Live commentary can be provided in a number of different formats and by using various mediums. An easy way to consider audio-commentary is to think about how a commentator usually delivers information via the radio and TV. Both are different in that the listener of a radio programme relies completely on the description of an event or match whereas a TV viewer will usually pick up much of the information in a visual context alongside a commentary or dialogue.

The key to a good audio-description service is to ensure a good commentator. At a live event, an audio-described commentator will provide a dedicated commentary with additional information for people without a visual view of the match or stadium activities.

The specially trained commentator provides additional narration that describes all significant visual information such as body language, facial expression, scenery, action, clothing, colours and anything else that is important to conveying the image, venue, match, event or surrounding ambience. During the match, the commentator should describe the on-pitch action rather than talking about statistics or tactics or providing lengthy summaries of previous action. Their training should include an introduction to visual awareness followed by sessions on voice, technique, preparation and language.

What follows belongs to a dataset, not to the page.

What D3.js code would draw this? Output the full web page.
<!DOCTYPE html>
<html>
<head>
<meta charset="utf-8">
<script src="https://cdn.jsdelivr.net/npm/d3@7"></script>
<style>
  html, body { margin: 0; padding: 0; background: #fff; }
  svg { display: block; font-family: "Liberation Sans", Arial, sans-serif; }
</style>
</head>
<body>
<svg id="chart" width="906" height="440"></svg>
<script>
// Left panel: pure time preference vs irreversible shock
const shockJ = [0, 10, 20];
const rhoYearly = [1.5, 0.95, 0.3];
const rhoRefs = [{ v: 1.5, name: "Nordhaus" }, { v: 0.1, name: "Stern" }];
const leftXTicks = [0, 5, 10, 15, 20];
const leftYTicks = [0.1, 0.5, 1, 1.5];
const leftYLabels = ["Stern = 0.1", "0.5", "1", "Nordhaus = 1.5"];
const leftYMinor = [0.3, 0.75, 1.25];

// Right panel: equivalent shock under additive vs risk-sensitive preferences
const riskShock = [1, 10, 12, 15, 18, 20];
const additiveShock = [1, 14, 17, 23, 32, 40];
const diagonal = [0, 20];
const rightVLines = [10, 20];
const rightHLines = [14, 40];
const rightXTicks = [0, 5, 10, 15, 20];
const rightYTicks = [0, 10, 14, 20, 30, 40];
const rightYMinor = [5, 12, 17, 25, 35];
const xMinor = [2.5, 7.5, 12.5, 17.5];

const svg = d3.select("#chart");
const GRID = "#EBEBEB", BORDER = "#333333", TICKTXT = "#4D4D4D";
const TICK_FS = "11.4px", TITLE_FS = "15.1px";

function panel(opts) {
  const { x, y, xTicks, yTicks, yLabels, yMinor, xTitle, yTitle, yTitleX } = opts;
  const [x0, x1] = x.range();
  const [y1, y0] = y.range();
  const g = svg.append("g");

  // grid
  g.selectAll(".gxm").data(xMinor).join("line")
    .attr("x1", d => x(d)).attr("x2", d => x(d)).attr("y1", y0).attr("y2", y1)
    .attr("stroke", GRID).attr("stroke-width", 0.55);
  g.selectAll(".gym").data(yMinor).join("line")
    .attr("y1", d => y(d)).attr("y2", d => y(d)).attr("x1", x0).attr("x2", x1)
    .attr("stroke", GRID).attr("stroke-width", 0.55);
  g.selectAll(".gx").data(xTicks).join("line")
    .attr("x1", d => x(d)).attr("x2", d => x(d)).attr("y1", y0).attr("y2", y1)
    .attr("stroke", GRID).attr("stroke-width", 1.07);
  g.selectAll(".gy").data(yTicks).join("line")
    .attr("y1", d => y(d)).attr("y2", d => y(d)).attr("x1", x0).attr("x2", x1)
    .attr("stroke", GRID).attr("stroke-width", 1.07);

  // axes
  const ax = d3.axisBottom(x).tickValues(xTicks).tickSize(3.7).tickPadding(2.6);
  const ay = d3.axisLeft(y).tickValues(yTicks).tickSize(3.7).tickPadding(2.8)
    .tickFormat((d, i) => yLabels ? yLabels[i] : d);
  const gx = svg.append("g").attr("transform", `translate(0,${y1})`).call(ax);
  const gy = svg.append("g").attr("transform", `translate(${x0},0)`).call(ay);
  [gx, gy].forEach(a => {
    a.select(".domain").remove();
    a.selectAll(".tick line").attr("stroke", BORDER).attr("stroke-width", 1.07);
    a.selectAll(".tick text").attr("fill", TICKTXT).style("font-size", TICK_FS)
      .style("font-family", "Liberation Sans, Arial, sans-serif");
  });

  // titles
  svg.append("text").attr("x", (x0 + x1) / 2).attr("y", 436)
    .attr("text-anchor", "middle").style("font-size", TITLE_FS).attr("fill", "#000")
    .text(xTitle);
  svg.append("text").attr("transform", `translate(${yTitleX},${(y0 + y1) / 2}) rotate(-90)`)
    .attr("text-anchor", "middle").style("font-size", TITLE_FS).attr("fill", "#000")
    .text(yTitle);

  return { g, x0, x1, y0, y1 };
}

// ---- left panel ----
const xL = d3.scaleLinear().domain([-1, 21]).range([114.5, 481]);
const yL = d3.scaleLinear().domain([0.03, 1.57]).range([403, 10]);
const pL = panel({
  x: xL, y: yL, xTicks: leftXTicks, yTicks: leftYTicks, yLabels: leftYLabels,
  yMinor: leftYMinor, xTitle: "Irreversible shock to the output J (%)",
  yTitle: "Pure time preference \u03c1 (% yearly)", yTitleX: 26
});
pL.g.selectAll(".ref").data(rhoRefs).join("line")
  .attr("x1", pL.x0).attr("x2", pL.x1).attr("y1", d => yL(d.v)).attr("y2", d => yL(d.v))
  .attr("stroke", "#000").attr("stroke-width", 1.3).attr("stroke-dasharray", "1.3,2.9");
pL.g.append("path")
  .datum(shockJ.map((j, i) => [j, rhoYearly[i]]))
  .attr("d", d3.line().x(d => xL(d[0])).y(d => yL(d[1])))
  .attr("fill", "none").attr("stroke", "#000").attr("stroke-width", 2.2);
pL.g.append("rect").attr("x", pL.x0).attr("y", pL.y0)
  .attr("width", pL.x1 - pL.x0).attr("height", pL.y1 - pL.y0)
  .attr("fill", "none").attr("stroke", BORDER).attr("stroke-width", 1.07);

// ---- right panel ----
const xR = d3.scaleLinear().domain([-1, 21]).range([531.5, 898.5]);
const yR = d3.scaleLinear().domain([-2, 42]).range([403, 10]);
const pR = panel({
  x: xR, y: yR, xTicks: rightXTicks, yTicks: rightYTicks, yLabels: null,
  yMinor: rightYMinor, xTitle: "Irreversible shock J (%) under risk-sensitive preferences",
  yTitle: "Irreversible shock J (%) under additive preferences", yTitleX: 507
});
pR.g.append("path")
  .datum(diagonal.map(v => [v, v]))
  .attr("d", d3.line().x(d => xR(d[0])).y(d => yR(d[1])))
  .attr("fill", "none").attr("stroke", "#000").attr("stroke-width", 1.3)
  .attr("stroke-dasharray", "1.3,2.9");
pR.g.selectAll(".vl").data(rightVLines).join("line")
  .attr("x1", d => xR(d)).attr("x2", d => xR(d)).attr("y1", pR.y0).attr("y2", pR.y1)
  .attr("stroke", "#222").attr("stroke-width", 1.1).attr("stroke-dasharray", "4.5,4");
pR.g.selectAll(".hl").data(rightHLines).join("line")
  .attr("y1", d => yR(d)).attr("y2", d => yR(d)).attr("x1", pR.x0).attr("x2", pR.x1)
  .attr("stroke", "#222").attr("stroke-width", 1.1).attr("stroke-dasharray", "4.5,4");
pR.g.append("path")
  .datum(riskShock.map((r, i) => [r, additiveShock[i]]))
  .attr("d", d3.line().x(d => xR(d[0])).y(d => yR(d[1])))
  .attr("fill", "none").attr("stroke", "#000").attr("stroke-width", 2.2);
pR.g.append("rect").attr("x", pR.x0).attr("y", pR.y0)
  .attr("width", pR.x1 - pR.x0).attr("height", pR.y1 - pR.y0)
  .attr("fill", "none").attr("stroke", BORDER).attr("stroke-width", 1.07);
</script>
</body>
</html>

In the context of a live football match, audio-descriptive commentary ensures that the partially sighted or blind fan (listener) has a complete understanding of the match he or she is attending and is able to more fully enjoy the match day experience alongside fellow fans.
To receive this dedicated service, a partially sighted or blind fan simply picks-up or tunes into the match day audio-described commentary via a headset (receiver) and the commentary is transmitted by the commentator (to the listener) via a transmitter that operates within the stadium bowl. The football club, stadium or venue should be prepared to provide this service. If you wish to consider this service at your venue please do contact CAFE for further advice.

The UEFA EURO 2012 Respect Inclusion – Football with No Limits project will train local volunteers as audio-descriptive commentators so that partially sighted and blind fans can enjoy the match day and stadium ambience alongside their fellow fans during UEFA EURO 2012.